Их смерть к тоске не привела.
Еще суровей и угрюмей
Они творят его дела…
Сейчас, оглядываясь в прошлое, поражаешься, с какой точностью поэт передал настроение миллионов людей России в те дни, когда мы осиротели.
«Ленин жил! Ленин жив! Ленин будет жить!» - твердили тогда и стихи и плакаты. Такой ритм отбивало каждое сердце.
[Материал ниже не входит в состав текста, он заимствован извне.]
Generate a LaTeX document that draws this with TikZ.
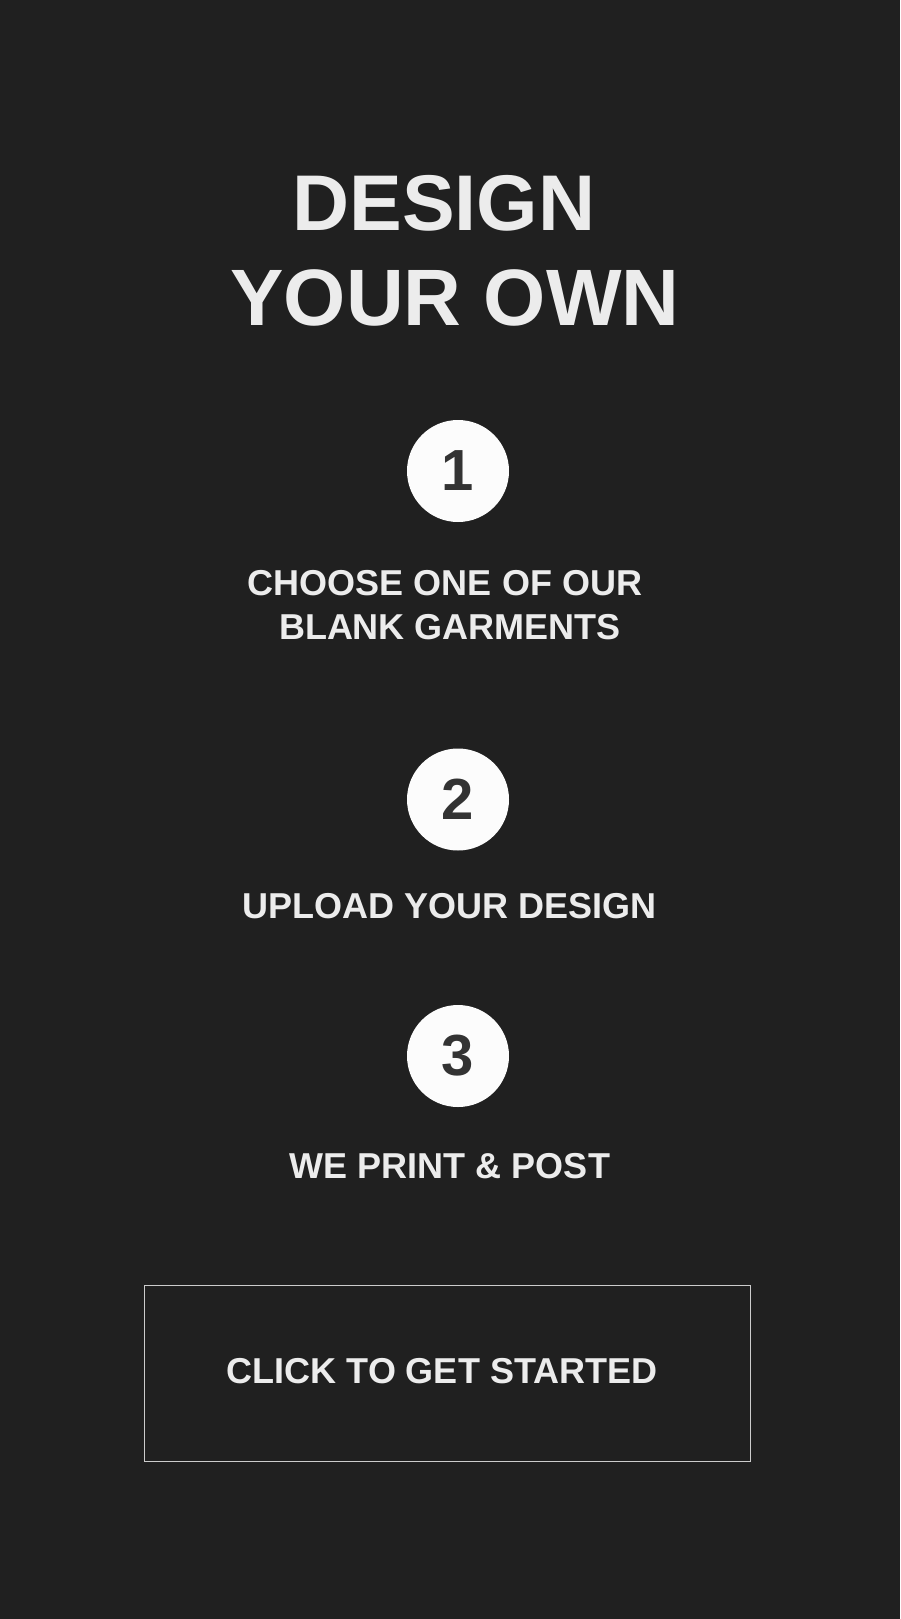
\documentclass[tikz,border=0pt]{standalone}
\usepackage{fontspec}
\setmainfont{Liberation Sans}
\usepackage{tikz}
\usetikzlibrary{positioning,shapes}
\definecolor{pagebg}{HTML}{202020}
\definecolor{lighttext}{HTML}{ECECEC}
\definecolor{digitgray}{HTML}{333333}
\definecolor{framegray}{HTML}{CCCCCC}
\tikzset{
    title/.style={
        anchor=base,
        inner sep=0pt,
        text=lighttext,
        font={\fontsize{79pt}{95}\selectfont\bfseries}
    },
    steplabel/.style={
        anchor=base,
        inner sep=0pt,
        text=lighttext,
        font={\fontsize{36pt}{44}\selectfont\bfseries}
    },
    stepcircle/.style={
        circle,
        fill=white!99!black,
        inner sep=0pt,
        minimum size=102pt,
        text=digitgray,
        font={\fontsize{58pt}{60}\selectfont\bfseries}
    },
    button/.style={
        rectangle,
        draw=framegray, line width=1.2pt,
        minimum width=606pt,
        minimum height=176.5pt
    },
}
\begin{document}
\begin{tikzpicture}[x=1pt, y=-1pt]

\fill [pagebg] (0,0) rectangle (900,1619);
\useasboundingbox (0,0) rectangle (900,1619);

% heading
\node [title] (title-1) at (444,230) {DESIGN};
\node [title, font={\fontsize{80pt}{95}\selectfont\bfseries}] (title-2) at (455,325) {YOUR OWN};

% numbered steps
\foreach \n/\y in {1/471, 2/799.5, 3/1056}
  \node [stepcircle] (step-\n) at (458,\y) {\n};

\node [steplabel] (label-1a) at (445,595) {CHOOSE ONE OF OUR};
\node [steplabel] (label-1b) at (450,639) {BLANK GARMENTS};
\node [steplabel] (label-2) at (450,918) {UPLOAD YOUR DESIGN};
\node [steplabel] (label-3) at (450,1178) {WE PRINT \& POST};

% call to action
\node [button] (start) at (447.4,1373.4) {};
\node [steplabel] (start-text) at (442,1383) {CLICK TO GET STARTED};

\end{tikzpicture}
\end{document}
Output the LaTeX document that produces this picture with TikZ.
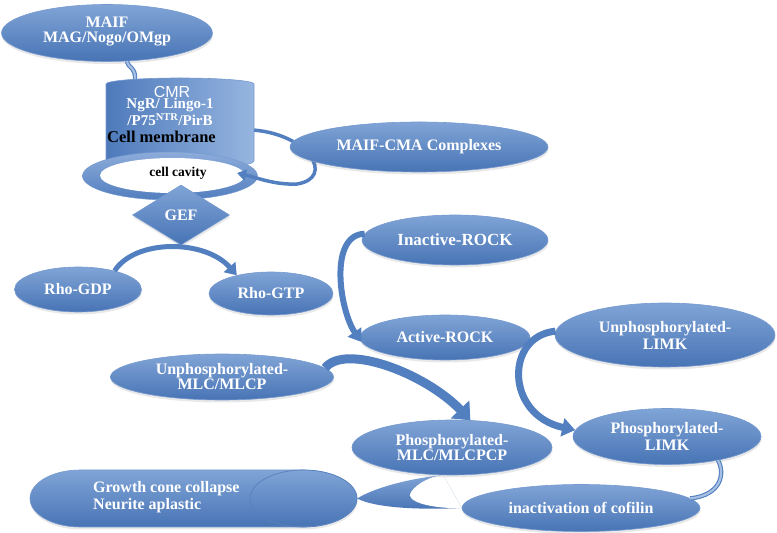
\documentclass[tikz,border=0pt]{standalone}
\usepackage{fontspec}
\setmainfont{Liberation Serif}
\setsansfont{Liberation Sans}
\usetikzlibrary{shapes.geometric,arrows.meta,shadows,calc}
\definecolor{btop}{RGB}{128,164,214}
\definecolor{bbot}{RGB}{72,116,181}
\definecolor{bline}{RGB}{118,154,208}
\definecolor{arrc}{RGB}{82,127,191}
\definecolor{cylL}{RGB}{78,122,187}
\definecolor{cylR}{RGB}{150,181,224}
\definecolor{ringT}{RGB}{140,172,218}
\definecolor{ringB}{RGB}{82,126,190}
\newcommand{\fs}[2]{\bfseries\fontsize{#1}{#2}\selectfont}
\tikzset{
  shapefill/.style={inner sep=0pt, top color=btop, bottom color=bbot, draw=bline, line width=0.6pt,
    text=white, align=center, font=\fs{16}{14},
    drop shadow={opacity=0.18, shadow xshift=0.5pt, shadow yshift=-2.5pt}},
  blob/.style={shapefill, ellipse},
  bigarr/.style={draw=arrc, line width=#1},
  tube/.style={draw=arrc, double=btop!70!white, double distance=2.2pt, line width=1.1pt},
  blacktxt/.style={text=black, inner sep=0pt}
}
\begin{document}
\begin{tikzpicture}[x=1pt,y=1pt]
\useasboundingbox (0,0) rectangle (777,533);

% nodes anchoring the crescent
\node[inner sep=0pt, minimum width=327pt, minimum height=57pt] (growth) at (193.5,34.5) {};
\node[inner sep=0pt, ellipse, minimum width=200pt, minimum height=55pt] (pmlc) at (452,85.5) {};
\node[inner sep=0pt, ellipse, minimum width=238pt, minimum height=47pt] (cofilin) at (581,25) {};

% crescent connector: body, then the white notch
\path[top color=btop, bottom color=bbot]
  (pmlc.-108) .. controls (405,54) and (372,44) .. (growth.east)
  .. controls (375,25) and (420,23) .. (cofilin.west) -- cycle;
\fill[white] (cofilin.west) .. controls (430,24) and (404,32) .. (411,41)
  .. controls (417,50) and (432,57) .. (pmlc.-108) -- cycle;

\node[blob, minimum width=200pt, minimum height=55pt, font=\fs{16}{13}] (pmlcbox) at (pmlc) {Phosphorylated-\\MLC/MLCPCP};
\node[blob, minimum width=238pt, minimum height=47pt] (cofbox) at (cofilin) {inactivation of cofilin};

% growth capsule
\path[top color=btop, bottom color=bbot, draw=bline, line width=0.6pt,
  drop shadow={opacity=0.18, shadow xshift=0.5pt, shadow yshift=-2.5pt}]
  (80,63) -- (303.5,63) arc[start angle=90,end angle=-90,x radius=53.5,y radius=28.5]
  -- (80,6) arc[start angle=270,end angle=90,x radius=50,y radius=28.5] -- cycle;
\draw[draw={rgb,255:red,88;green,128;blue,190}, line width=0.7pt] (303.5,34.5) ellipse[x radius=53.5, y radius=28.5];
\node[anchor=west, text=white, align=left, inner sep=0pt, font=\fs{16}{17}] (growthtxt) at (93,36) {Growth cone collapse\\Neurite aplastic};

% MAIF
\node[blob, minimum width=211pt, minimum height=57pt, font=\fs{16}{15}] (maif) at (107,500) {MAIF\\MAG/Nogo/OMgp\\[-8pt]\mbox{}};

% cylinder
\node[inner sep=0pt, minimum width=148pt, minimum height=85pt] (cmr) at (180,412) {};
\coordinate (cmrtop) at (135,453);
\draw[tube] (maif.-55) .. controls (128,465) and (136,466) .. (cmrtop);
\path[left color=cylL, right color=cylR, draw=bline, line width=0.6pt]
  (106,449) -- (106,372) arc[start angle=180,end angle=360,x radius=74,y radius=8]
  -- (254,449) arc[start angle=0,end angle=180,x radius=74,y radius=6] -- cycle;
\node[text=white, inner sep=0pt, font=\sffamily\fontsize{16}{16}\selectfont] (cmrlabel) at (172,441) {CMR};
\node[text=white, inner sep=0pt, align=center, font=\fs{15}{9.5}] (ngr) at (170,421) {NgR/ Lingo-1\\/P75\textsuperscript{NTR}/PirB};
\node[blacktxt, anchor=west, font=\fs{16.5}{16}] (memb) at (107,396) {Cell membrane};

% ring
\node[ellipse, inner sep=0pt, minimum width=175pt, minimum height=48pt, top color=ringT, bottom color=ringB, draw=bline, line width=0.5pt] (ring) at (170,357) {};
\fill[white] (172.5,357.5) ellipse[x radius=72.5, y radius=17.5];
\node[blacktxt, font=\fs{13.5}{14}] (cav) at (178,360) {cell cavity};

% loop arrow
\draw[bigarr=3.5pt, -{Triangle[length=9pt,width=11pt]}] (cmr.-7) .. controls (310,398) and (335,355) .. (297,349)
  .. controls (275,348) and (258,355) .. ($(ring.center)+(67,3)$);

% MAIF-CMA
\node[blob, minimum width=258pt, minimum height=50pt] (cma) at (419,386) {MAIF-CMA Complexes};

% GEF
\node[shapefill, diamond, minimum width=97pt, minimum height=60pt] (gef) at (181,318) {GEF};

% Rho
\node[blob, minimum width=127pt, minimum height=45pt] (rgdp) at (78,243.5) {Rho-GDP};
\node[blob, minimum width=124pt, minimum height=43pt] (rgtp) at (271,239.5) {Rho-GTP};
\draw[bigarr=5pt, -{Triangle[length=11pt,width=15pt]}] (rgdp.27) .. controls (135,294) and (205,294) .. (rgtp.152);

% ROCK
\node[blob, minimum width=186pt, minimum height=50pt, font=\fs{17}{14}] (irock) at (455,293) {Inactive-ROCK};
\node[blob, minimum width=170pt, minimum height=45pt] (arock) at (445,195.5) {Active-ROCK};
\draw[bigarr=6pt, -{Triangle[length=12pt,width=16pt]}] (irock.176) .. controls (328,298) and (340,222) .. (arock.183);

% MLC
\node[blob, minimum width=223pt, minimum height=46pt, font=\fs{16}{12}] (umlc) at (222,156) {Unphosphorylated-\\MLC/MLCP};
\draw[bigarr=9pt, -{Triangle[length=15pt,width=25pt]}] (umlc.5) .. controls (345,190) and (425,160) .. (pmlc.56);

% LIMK
\node[blob, minimum width=220pt, minimum height=64pt, font=\fs{16}{17}] (ulimk) at (665,198) {Unphosphorylated-\\LIMK};
\node[blob, minimum width=188pt, minimum height=56pt, font=\fs{16}{17}] (plimk) at (667,96.5) {Phosphorylated-\\LIMK};
\draw[bigarr=7pt, -{Triangle[length=13pt,width=18pt]}] (ulimk.178) .. controls (505,197) and (505,118) .. (plimk.176);
\draw[tube] (plimk.-25) .. controls (725,60) and (722,38) .. (cofilin.5);
\end{tikzpicture}
\end{document}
Но если настроение рабочего класса и революционной молодежи было видно явно, более скрыты и затаенны были те глубокие сдвиги, которые после смерти Ленина происходили в среде интеллигенции, даже в тех слоях ее, которые находились далеко от партии. Многие большие ученые, выдающиеся деятели искусств в те дни впервые задумались о судьбах России, о том, что не случайно народ избрал ленинский путь, и о том, что иной путь для народа просто немыслим. А что происходило в те дни с советским крестьянством, об этом с чуткостью большого художника рассказал Есенин и в «Возвращении на родину», и в «Руси советской», и во многих других своих стихотворениях.